Supplied material.
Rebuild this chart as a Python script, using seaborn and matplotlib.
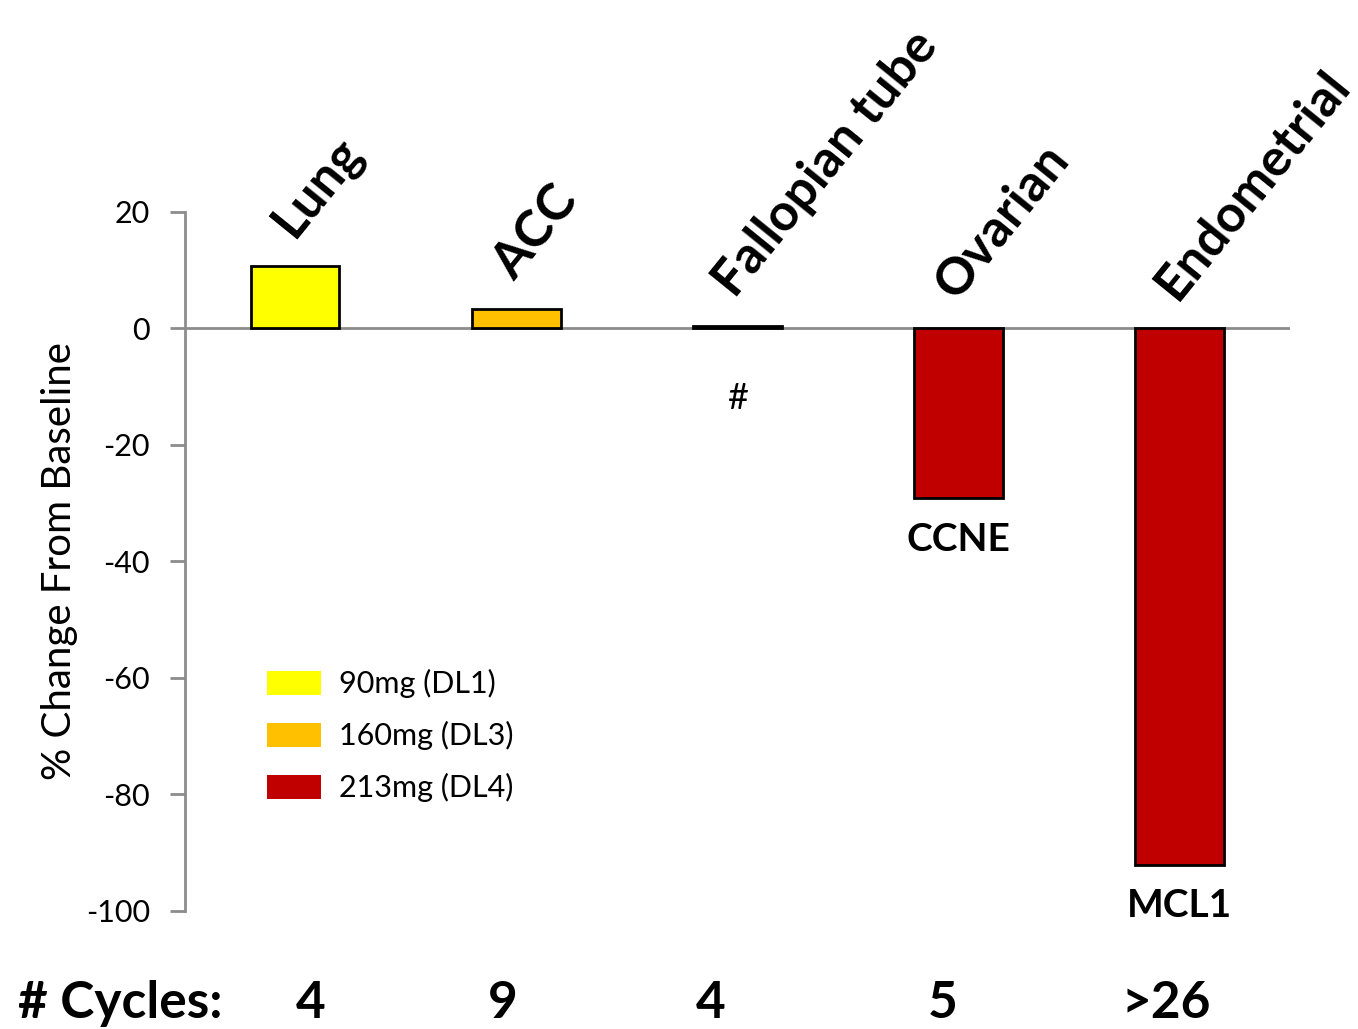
import matplotlib
matplotlib.use("Agg")
import matplotlib.pyplot as plt
import matplotlib.transforms as mtransforms
from matplotlib.patches import Patch
import pandas as pd
import seaborn as sns

# data
tumors = ["Lung", "ACC", "Fallopian tube", "Ovarian", "Endometrial"]
pct_change = [10.8, 3.4, 0.5, -29.2, -92.1]
dose = ["90mg (DL1)", "160mg (DL3)", "160mg (DL3)", "213mg (DL4)", "213mg (DL4)"]
cycles = ["4", "9", "4", "5", ">26"]
cycle_pos = [0.07, 0.94, 1.88, 2.93, 3.94]
notes = ["", "", "#", "CCNE", "MCL1"]

dose_levels = ["90mg (DL1)", "160mg (DL3)", "213mg (DL4)"]
dose_colors = ["#FFFF00", "#FFC000", "#C00000"]

sns.set_theme(style="white", rc={
    "text.color": "black", "axes.labelcolor": "black",
    "ytick.color": "black", "axes.unicode_minus": False,
})
plt.rcParams["font.family"] = ["Lato", "DejaVu Sans"]

df = pd.DataFrame({"tumor": tumors, "change": pct_change, "dose": dose})

fig = plt.figure(figsize=(13.58, 10.29), dpi=100)
ax = fig.add_axes([0.136, 0.115, 0.814, 0.679])

sns.barplot(
    data=df, x="tumor", y="change", hue="dose", hue_order=dose_levels,
    palette=dose_colors, saturation=1, dodge=False, width=0.4,
    edgecolor="black", linewidth=2, legend=False, ax=ax,
)

ax.set_xlim(-0.5, 4.5)
ax.set_ylim(-100, 20)
ax.set_yticks(range(-100, 21, 20))
ax.axhline(0, color="#8c8c8c", lw=2, zorder=0)
for side in ["top", "right", "bottom"]:
    ax.spines[side].set_visible(False)
ax.spines["left"].set_color("#8c8c8c")
ax.spines["left"].set_linewidth(2)
ax.tick_params(axis="y", left=True, length=11, width=2, color="#8c8c8c",
               labelcolor="black", labelsize=22, pad=14)
ax.set_xticks([])
ax.set_xlabel("")
ax.set_ylabel("% Change From Baseline", fontsize=29, labelpad=6)

# rotated tumor names above bars
for i, (name, v) in enumerate(zip(tumors, pct_change)):
    ax.text(i - 0.01, max(v, 0) + 4.5, name, rotation=51, rotation_mode="anchor",
            ha="left", va="baseline", fontsize=37, fontweight="bold")

# annotations below bars
for i, (note, v) in enumerate(zip(notes, pct_change)):
    if not note:
        continue
    if note == "#":
        ax.text(i, -12, note, ha="center", va="center", fontsize=26)
    else:
        ax.text(i, v - 7, note, ha="center", va="center", fontsize=28,
                fontweight="bold")

# cycles row
trans = mtransforms.blended_transform_factory(ax.transData, fig.transFigure)
fig.text(0.013, 0.025, "# Cycles:", fontsize=37, fontweight="bold",
         ha="left", va="center")
for x, c in zip(cycle_pos, cycles):
    ax.text(x, 0.025, c, transform=trans, fontsize=37, fontweight="bold",
            ha="center", va="center")

handles = [Patch(facecolor=c, edgecolor="none") for c in dose_colors]
ax.legend(handles, dose_levels, loc="upper left", bbox_to_anchor=(0.05, 0.385),
          frameon=False, fontsize=22, handlelength=1.75, handleheight=0.85,
          handletextpad=0.6, labelspacing=0.75)

fig.savefig("out.png", dpi=100)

Short problem.
Give again, word for word, every line from the top of the data through the line with "import seaborn as sns", both ends included, and exclude the pictures.

Exercise solution.
Rebuild this chart as a Python script, using seaborn and matplotlib.
import matplotlib
matplotlib.use("Agg")
import matplotlib.pyplot as plt
import matplotlib.transforms as mtransforms
from matplotlib.patches import Patch
import pandas as pd
import seaborn as sns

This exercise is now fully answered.